Помимо творческого плагиата из конкретных авторских текстов, из определенных школ и т. п., обычным является использование элементов анонимных, принадлежащих литературе в целом, широко рассеянных по произведениям различных эпох и жанров. (Напомним, что в подобный расхожий элемент может быстро превратиться и любая индивидуальная находка.) Примерами могут служить два весьма распространенных мотива, в которых символом отношений между героями является «экипаж» (карета, поезд и проч.): с одной стороны, это «любовь или любовные поползновения в экипаже» (тема «сближения»), с другой — «уносящийся экипаж и глядящий ему вслед пешеход» (тема «расхождения»). Первый можно наблюдать в «Мадам Бовари» (Леон и Эмма в фиакре в Руане), в рассказе Мопассана «L'aveu», в «Ионыче» Чехова и мн. др. Второй представлен в «Герое нашего времени» (Печорин в коляске, уезжающий от Максима Максимыча), «Воскресении» (Катюша и Нехлюдов, проносящийся в поезде), «Анне на шее» Чехова (начальная и финальная сцены) и т. п.[73]. Почти полностью сложено из архетипических ситуаций духовное перерождение Пьера в «Войне и мире»: здесь есть и огонь (московский пожар 1812 г.), и отверженность, безымянность, странничество (французский плен), и встреча с мудрым наставником, который исчезает, выполнив свою роль в рождении новой личности героя (Каратаев), и смена в личной жизни героя бездушной «куклы» настоящей женщиной, воплощающей креативные силы природы (смерть Элен и женитьба на Наташе). Несмотря на традиционность, т. е., в конечном счете, условность подобных моментов, мы склонны воспринимать их не как литературные клише, а как картины подлинной жизни и уникальной судьбы. Интертекстуальные возможности в данном случае гасятся не только тщательно разработанными реалистическими мотивировками и жизненными деталями, в которые облечены эти схемы, но и общим контекстом эстетики Толстого, известного сторонника спонтанности и врага условности, которого трудно заподозрить в стремлении к обнажению кода и к литературным играм.
(б) Приведем теперь случаи, когда те же элементы более абстрактного типа — образы, ситуации, мотивы, структурные черты жанров и направлений — употребляются интертекстуально. В «Анне на шее», помимо упомянутых универсалий («экипаж и пешеход» и проч.), представлена целая антология мотивов, относящихся к специфически русскому репертуару XIX в., к фабульному и образному миру Грибоедова, Пушкина, Гоголя, Достоевского, Толстого: нерадостное замужество ради помощи родным; чиновник, трепещущий перед своим генералом; спившийся и жалкий отец семейства; бал в дворянском собрании; первый выезд юной героини в большой свет и т. п.

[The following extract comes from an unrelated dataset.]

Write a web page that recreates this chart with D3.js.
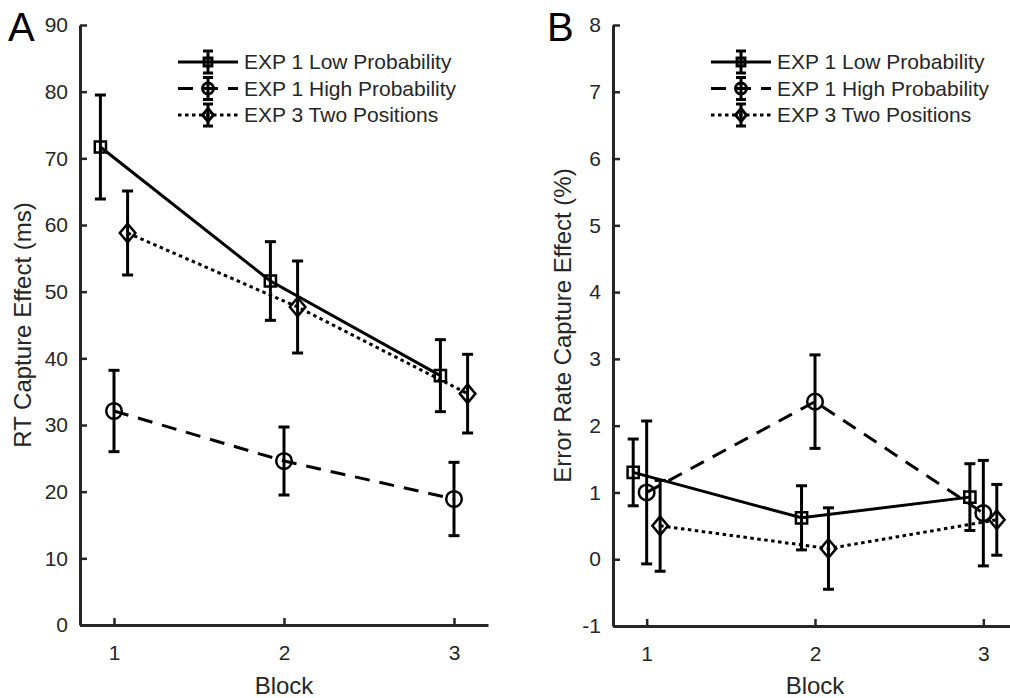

Томас Виннер находил даже, что чеховская «Анна» ориентирована на вполне определенное произведение — «Анну Каренину», с которой у нее обнаруживается ряд сходных деталей, как-то: девушка, выданная замуж по расчету при посредстве знакомых дам; недовольство чиновника-мужа легкомысленной родней жены; железнодорожная станция как место завязки любовной линии; упоминание у Чехова о локомотиве, готовом раздавить героиню и т. п.